Quelles sont les grandes lignes à retenir d’Apprendre 3.0 ?

Nicolas Sadirac : Tout d’abord, dans Apprendre 3.0, je prends le temps de revenir sur la genèse du style pédagogique que j’ai développé. Cet historique me permet d’établir la cohérence empirique de ma méthodologie.

Le premier constat de ma carrière qui me sortit de mes gonds remonte à l’époque où je gérais le système informatique de l’Epita dans les années 1990. En créant un club d’informatique du soir réunissant les passionnés de programmation, je me suis rendu compte à quel point l’apprentissage volontaire était plus efficace et satisfaisant que l’apprentissage forcé. “Apprendre à l’enfant par le jeu” était finalement un concept qui s’appliquait aussi beaucoup à l’adulte.

L’autre grand constat de mon début de carrière vint au début des années Epitech (à partir de 1999). Je constatais alors que, dans un cours, lorsque la pratique précède la théorie, alors la théorie est parfaitement bien acquise. Il devint évident que chaque nouvelle leçon devait être d’abord mise en pratique, puis théorisée une fois que l’étudiant avait identifié les problèmes et devenait demandeur de solutions, et non l’inverse.

Le constat ultime et générateur de grande disruption dans le modèle pédagogique que j’apporte, c’est la force du collectif, le fameux peer-to-peer. Alors que les modèles éducatifs traditionnels ont tendance à isoler les élèves réunis dans une même classe, la pédagogie 3.0 que je développe retourne le process et encourage une interaction intense entre les étudiants. Seul on va plus vite, ensemble on va plus loin.

Pourquoi ces modèles pédagogiques n’ont-ils pas été déployés plus tôt dans nos systèmes éducatifs ?

Nicolas Sadirac : Il faut déjà considérer que le corpus théorique qui porte les nouveaux modèles pédagogiques est plutôt récent. L’ouverture de la Sudbury School en 1968 marque si l’on peut dire l’an 0 de la pédagogie 3.0. Cette école considère que si les professeurs ont pour rôle d’apprendre, les élèves comme le personnel ont une responsabilité égale et partagée dans la vie de l’école et des cours. L’élève devient co-constructeur de son éducation et de celle des autres, un pas de géant de notre civilisation vers la démocratie absolue.

Nous devons de plus considérer que même 01 Edu System est assez précoce. Les modèles de pédagogie 3.0 ne sont valides que dans des environnements AI-ready. Sans environnement “artificiellement intelligent”, l’école se doit de centraliser la connaissance et de définir des stratégies pédagogiques pour la partager à bon escient. Dans cet environnement, la pédagogie 3.0 ne peut pas prendre car l’étudiant ne peut pas facilement accéder à la connaissance. Il doit se plier au rituel scholastique au risque d’être exclus de la boucle de la connaissance.
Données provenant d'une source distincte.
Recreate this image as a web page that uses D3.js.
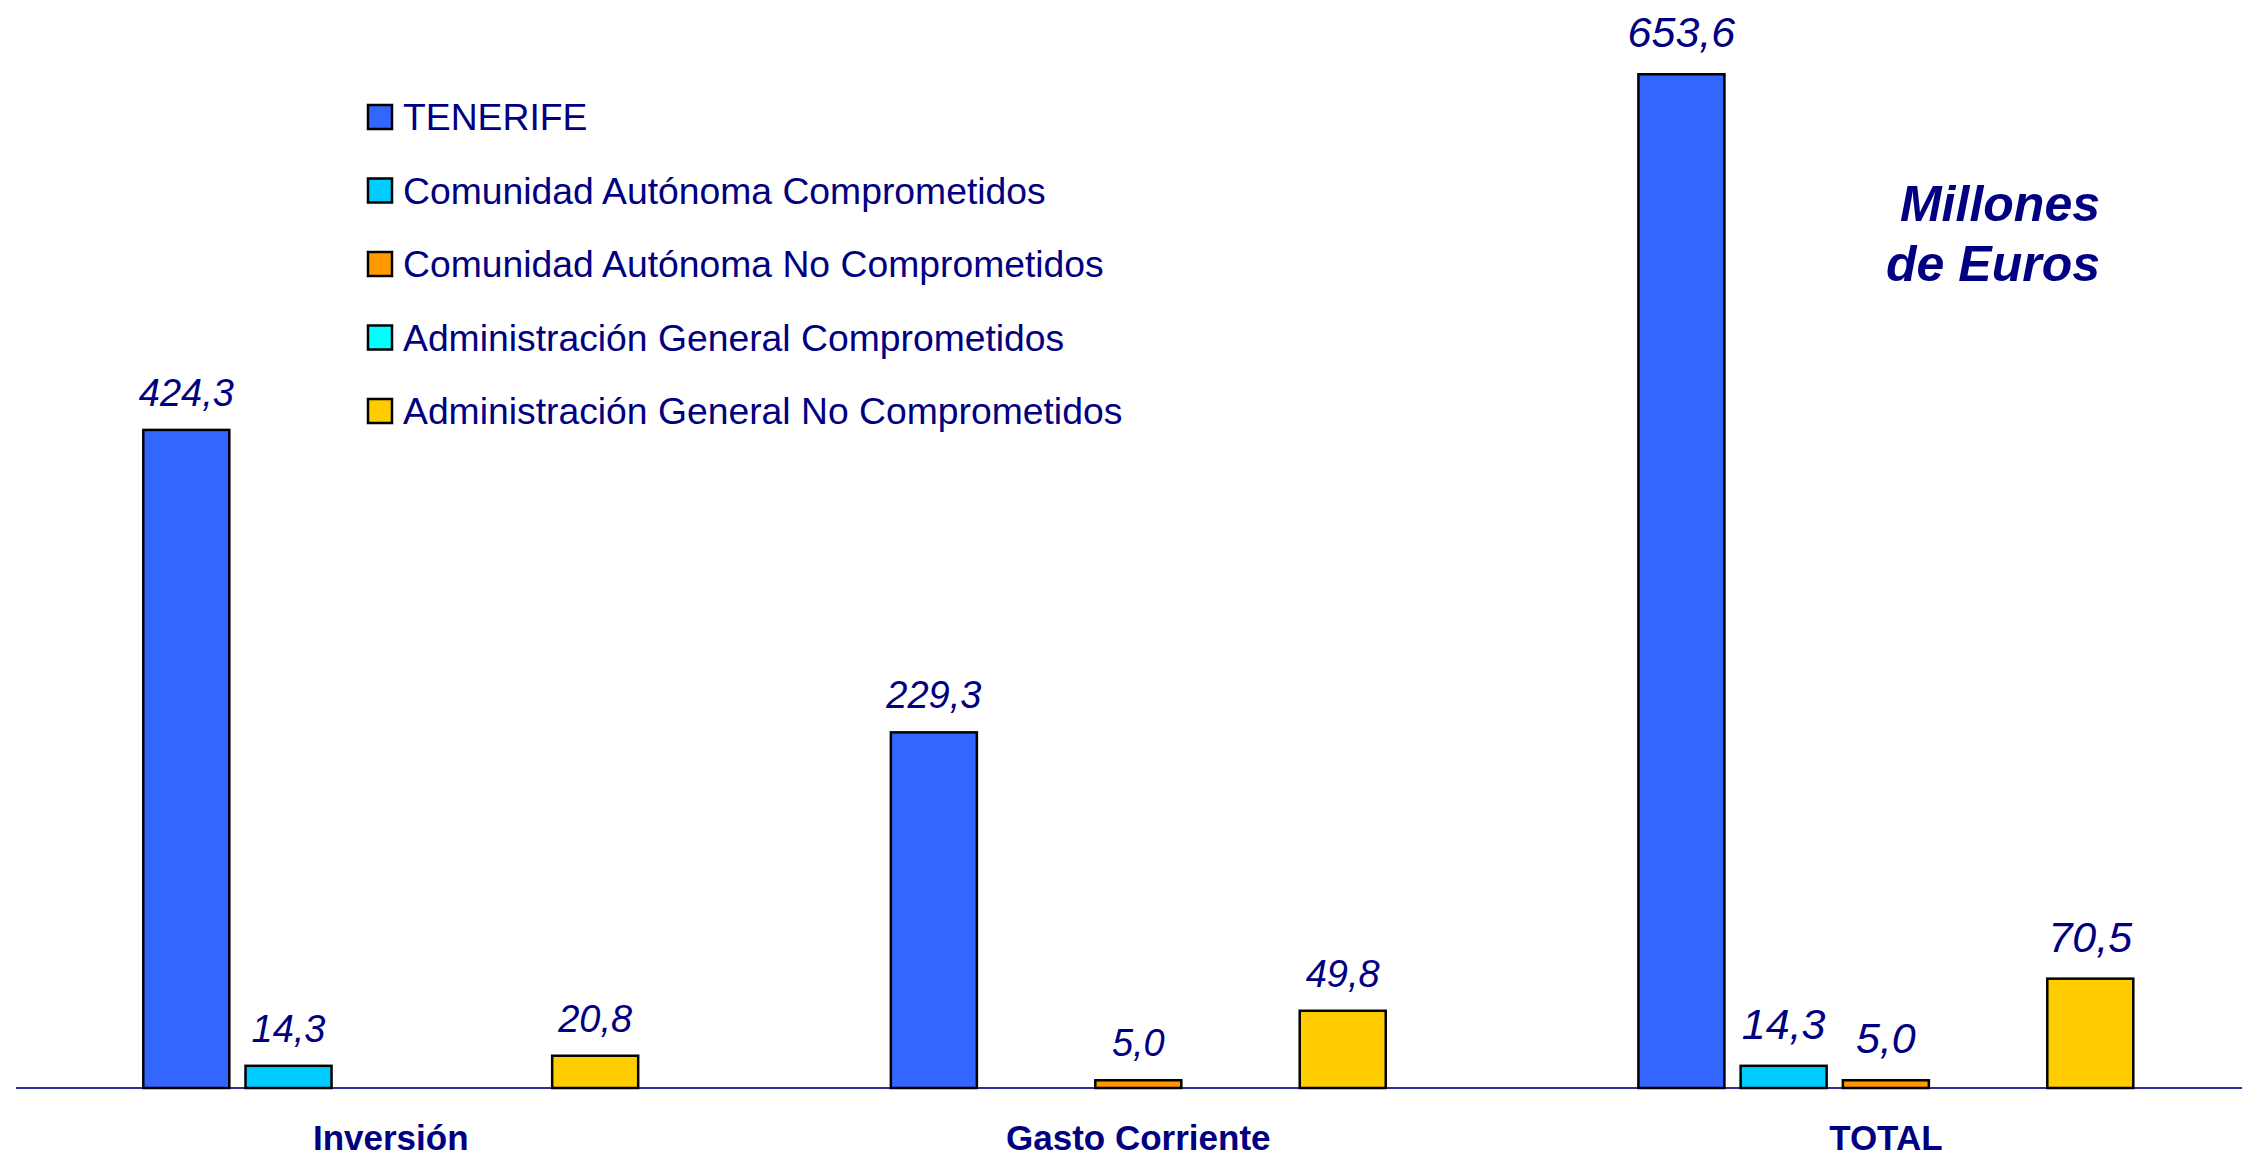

Avec un environnement “artificiellement intelligent”, l’accès à la connaissance est universelle et peut s’effectuer en toute liberté. C’est ici que se situe le seuil d’entrée dans l’univers de la pédagogie 3.0. Avec cet environnement, l’école peut se libérer de son rôle de distributeur exclusif de connaissances et se concentrer alors sur d’autres piliers d’apprentissage. Nos environnements intelligents ont les genoux encore fébriles mais ils marchent, et l’AI est aujourd’hui au cœur de tous les agendas politiques, dans tous les pays du monde. La pédagogie 3.0 est donc précoce, mais plus pour longtemps.

De facto, l’école va redevenir un carrefour de rencontres entre atomes crochus, un incubateur d’esprits remplis d’envies d’entreprendre, un instrument qui produit des notes en harmonie avec les altérations des marchés. Le chef d’orchestre n’est pas le compositeur de ses orchestres. Il n’apprend pas à ses musiciens à jouer de leur instrument non plus. Mais il les guide dans la coordination des sons produits par chacun d’entre eux pour produire une musique. Il en va de même pour la formation professionnelle 3.0.

Et le professeur 3.0 dans tout ça?

Nicolas Sadirac : Le personnage du professeur John Keating joué par Robin Williams dans le Cercle des poètes disparus en est l’archétype. Ce professeur focalise son intervention sur le sens de son cours qui, on l’apprend le long de ce beau film, est directement corrélé avec le sens de la vie des jeunes qui y participent.